Brazil’s state-run oil company Petroleo Brasileiro (Petrobras) has reportedly announced plans to cut around 12,000 jobs as part of its voluntary dismissal programme at a cost of $1.2bn.
Petrobras has been hit hard by weak oil prices, refinery project issues, as well as a price-fixing, corruption scandal that has seen the imprisonment of former executives.
The latest move will allow Petrobras save up to $9.20bn by 2020 and help adjust the size of its workforce to a smaller investment plan.
Petrobras’s decision follows a plan that was announced in January to reduce the manager count at the company, in addition to a 2014 previous redundancy scheme.

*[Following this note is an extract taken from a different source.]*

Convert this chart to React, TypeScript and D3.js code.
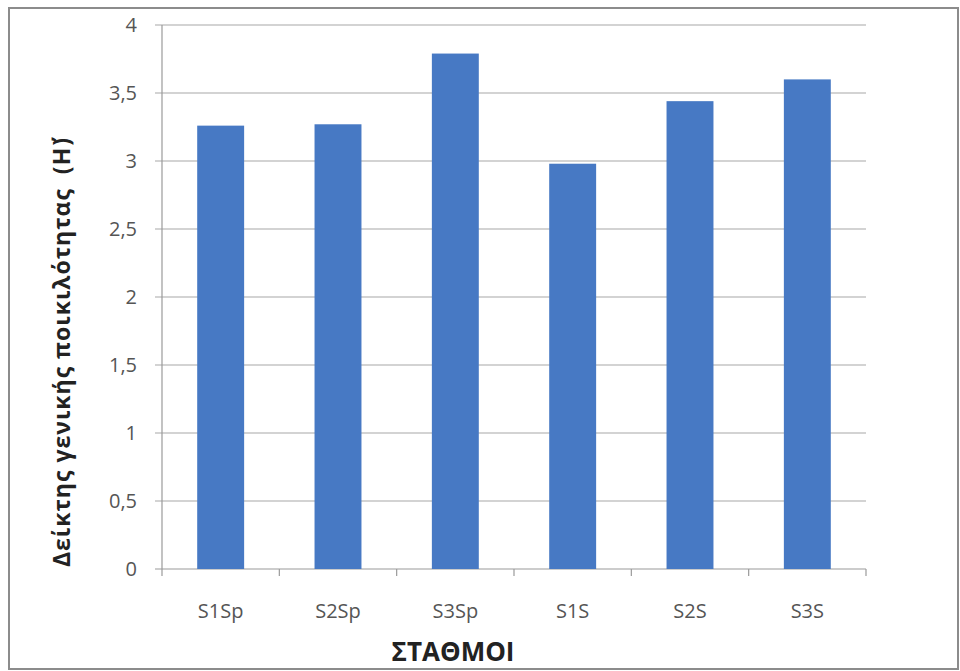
import React from "react";
import * as d3 from "d3";

const stations = ["S1Sp", "S2Sp", "S3Sp", "S1S", "S2S", "S3S"];
const diversity = [3.26, 3.27, 3.79, 2.98, 3.44, 3.6];
const yTicks = [0, 0.5, 1, 1.5, 2, 2.5, 3, 3.5, 4];
const yTitle = "Δείκτης γενικής ποικιλότητας  (H΄)";
const xTitle = "ΣΤΑΘΜΟΙ";

const W = 960;
const H = 671;
const plot = { left: 162, right: 866, top: 25, bottom: 569 };
const font = "'Open Sans', 'Liberation Sans', sans-serif";

export default function App() {
  const x = d3
    .scaleBand<string>()
    .domain(stations)
    .range([plot.left, plot.right])
    .paddingInner(0.6)
    .paddingOuter(0.3);
  const step = x.step();
  const bandStart = d3
    .scaleBand<string>()
    .domain(stations)
    .range([plot.left, plot.right]);
  const y = d3.scaleLinear().domain([0, 4]).range([plot.bottom, plot.top]);
  const fmt = (v: number) => String(v).replace(".", ",");

  return (
    <svg
      width={W}
      height={H}
      style={{ position: "absolute", left: 0, top: 0, background: "#fff" }}
    >
      <rect x={9} y={8} width={949} height={661} fill="#fff" stroke="#8c8c8c" strokeWidth={2} />

      {/* gridlines and y ticks */}
      {yTicks.map((t) => (
        <g key={t}>
          <line
            x1={plot.left - 7}
            x2={plot.right}
            y1={y(t)}
            y2={y(t)}
            stroke={t === 0 ? "#9a9a9a" : "#a8a8a8"}
            strokeWidth={1.2}
          />
          <text
            x={137}
            y={y(t)}
            dy="0.35em"
            textAnchor="end"
            fontFamily={font}
            fontSize={20}
            fill="#555"
          >
            {fmt(t)}
          </text>
        </g>
      ))}

      {/* y axis line */}
      <line x1={plot.left} x2={plot.left} y1={plot.top} y2={plot.bottom + 7} stroke="#9a9a9a" strokeWidth={1.2} />

      {/* x axis tick marks at category boundaries */}
      {stations.map((s) => (
        <line
          key={s}
          x1={(bandStart(s) as number) + step}
          x2={(bandStart(s) as number) + step}
          y1={plot.bottom}
          y2={plot.bottom + 7}
          stroke="#9a9a9a"
          strokeWidth={1.2}
        />
      ))}

      {/* bars */}
      {stations.map((s, i) => (
        <rect
          key={s}
          x={x(s)}
          y={y(diversity[i])}
          width={x.bandwidth()}
          height={y(0) - y(diversity[i])}
          fill="#4779c4"
        />
      ))}

      {/* category labels */}
      {stations.map((s) => (
        <text
          key={s}
          x={(x(s) as number) + x.bandwidth() / 2}
          y={618}
          textAnchor="middle"
          fontFamily={font}
          fontSize={20}
          fill="#555"
        >
          {s}
        </text>
      ))}

      <text
        x={453}
        y={661}
        textAnchor="middle"
        fontFamily={font}
        fontSize={26}
        fontWeight="bold"
        fill="#222"
      >
        {xTitle}
      </text>

      <text
        transform={`translate(70, 352) rotate(-90)`}
        textAnchor="middle"
        fontFamily={font}
        fontSize={23}
        fontWeight="bold"
        letterSpacing={1}
        fill="#222"
        style={{ whiteSpace: "pre" }}
      >
        {yTitle}
      </text>
    </svg>
  );
}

Sources said a month back that the company is planning to cut its five-year investment plan by around 20% to $80bn during 2016 and 2020.
Bloomberg quoted Petrobras saying: "The goal of the programme is to adjust the workforce to the needs of the business plan, elevating productivity and generating value for the company."
The company’s board has approved the redundancy plan, which will be part of its management plan.
At present, Petrobras has 57,046 workers, with 6,254 workers having taken voluntary redundancy in 2014.
The company reported consolidated net losses of $10.4bn in 2015 when it also started a divestment plan worth $98.4bn in order to pay down its debt, Xinhua reported.